The other point: the idea that “the audience will spot good music when they hear it”. It’s true. The problem that orchestras face is not the audience’s opinion after they’ve heard it: it’s what they think BEFORE they hear it. Audiences won’t hear it (and like it) unless they choose to give it a try and buy a ticket. And my experience of concert programming was that if they see any unfamiliar name on a programme – whether that composer is the lushest of neglected romantics or the thorniest of modernists – they stay away.
“So, be brave! Play it anyway! Educate them! They’ll come round eventually!” goes the response. Which would be ideal, in a world in which orchestras had US Big Five-size endowments. Apart from the BBC bands, most UK orchestras exist financially at subsistence level – break-even, or an annual loss, frantically made up through last-minute fundraising. They don’t have money to invest in long-term repertoire-building projects. If they’ve got a charismatic and convincing music director, they may take the risk – offsetting “experiments” here and there with overwhelmingly unadventurous repertoire elsewhere. But a sustained commitment to rare repertoire is a risk that most don’t feel they can afford to take while they’re continually one bad season away from insolvency.
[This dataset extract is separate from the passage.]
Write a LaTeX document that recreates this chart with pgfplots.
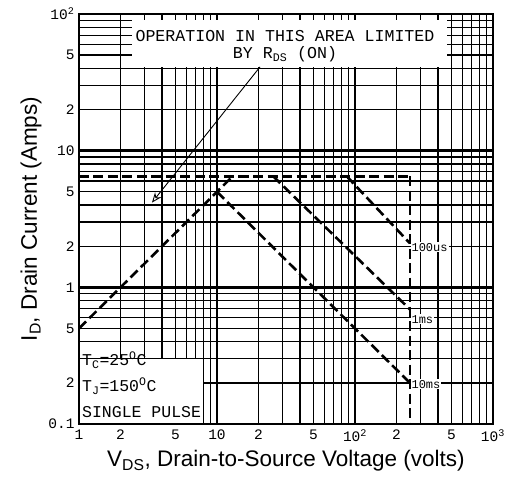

Pliable has spoken before of classical music’s “money problem”: sadly, it’s real, and it’s structural. My feeling is that passionate, adventurous, devoted conductors could break that cycle – but it’d take courage on all sides, and a lot fewer of the kind of “music lover” like the one who said to me a couple of years ago “Oh yes, I saw you were doing Bantock’s Pagan Symphony! Brilliant! But I’ve already got the Handley recording and I don’t have to sit with other people to listen to that”.